According to OPM figures, the ranks of the Senior Executive Service have actually grown in recent years, which doesn't necessarily contradict Bonosaro's conention, but could allay any fears that the government is about to be denuded of top executive talent. There were some 8,000 SES personnel in 2012, including political appointees and career employees, up from 7,700 in 2008.

According to Bonosaro, however, a storm is coming.

"With greater frequency, high-performing senior executives themselves are choosing to retire or seek employment in the private sector rather than continue in a system they believe does not support or reward their efforts -- and in some cases seems to denigrate their value as critical frontline leaders of the most important and impactful federal programs that affect all Americans," Bonosaro said in her prepared testimony.

Money has a lot to do with it.

We have a lot anecdotal evidence to the effect that a lot of the most highly talented people ... are choosing not to pursue SES positions.

Almost a quarter of GS-15 employees make more than their SES counterparts, before bonuses, Bonosaro testified.

"This pay compression is not only resulting in sort of a perverse salary administration problem, but it's also impacting morale among SESers and contributing to a much higher percentage of SESers retiring in recent years," said Tim Dirks, director of member and agency liaison at the SEA.

According to a July 2013 report by the Partnership for Public Service and McKinsey & Company, nearly two thirds of executives will be retirement-eligible within the next five years. That's part of a wider trend; retirements are up across the board as the baby boomer cohort grows older. And, of course, senior executives in the private sector come and go regularly for a multitude of reasons, including job dissatisfaction and failure to perform.

But few middle managers in the private sector are likely turning down chances to enter the executive suite, and Dirks said that is what is happening in government, where GS-14 and GS-15 employees who are on the cusp of SES are choosing to stay out of senior executive roles.

"We have a lot anecdotal evidence to the effect that a lot of the most highly talented people ... are choosing not to pursue SES positions because of the pay compression issues and the lack of potential rewards for outstanding performance," Dirks said.

The SEA report includes anonymous quotes from frustrated SESers.

"I have received either Outstanding or Exceeded Expectations during my 7 year SES tenure; never had a pay raise and no bonuses for the last 3 years," wrote one executive. Another wrote, "No feedback at all. Rather disheartening considering high expectations for results and ongoing scrutiny and criticism against SES."

'An in-depth look'

While McCaskill, a Missouri Democrat, has led a rhetorical charge in the Senate to rein in bonuses, the Republican-led House has actually passed a bill.

An amendment attached to a veteran's tuition bill would eliminate SES bonuses at the VA for five years. The amendment is the legislative response to dissatisfaction with the troubled department's progress in clearing backlogs and allegations of preventable deaths at VA facilities.

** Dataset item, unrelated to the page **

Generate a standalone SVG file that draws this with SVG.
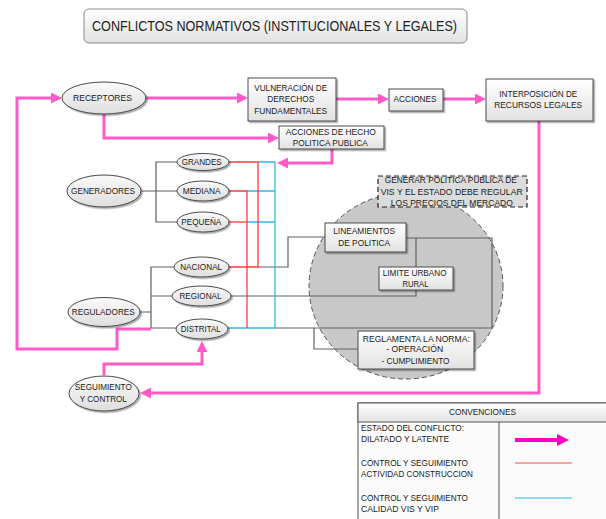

The department has also been less than responsive to requests from Congress to provide information about data breaches and other problems.

"So far, VA leaders have refused, and until we have complete confidence that VA is holding executives accountable – rather than rewarding them – for mistakes, no one should get a performance bonus," Veterans Affairs Committee Chairman Jeff Miller (R-Fla.) said in January.

Performance bonuses have not been a rare thing at VA. Like the children of Lake Wobegon, most of the members of the SES at the department are apparently above average. More than three-quarters of VA senior executives received a bonus in 2010, according to OPM. The average salary for VA SESers was $165,000, with an average award of $15,000. Across the federal government in 2010, SESers were paid $167,000 on average, with a $13,000 average bonus.

Jennifer Mattingley, SEA's legislative director, said VA uses OPM's government-wide performance appraisal process, an annual evaluation that measures SESers on leadership, business acumen and building coalitions.

OPM's system and VA's evaluation hold executives to a rigorous standard and the recent spotlight on VA does not necessarily reflect a lack of accountability, she said.

Rather than painting with a broad brush, Mattingly stressed, each case needs to be looked at individually, with a specific accounting of whether an award is justified. Most critics in Congress and the media are not doing that, she suggested -- at the VA or SES-wide.

"We need to be careful when we start throwing around the word accountability, because some of what we've seen in the media deserves at least an in-depth look at each executive and their performance," Mattingley said.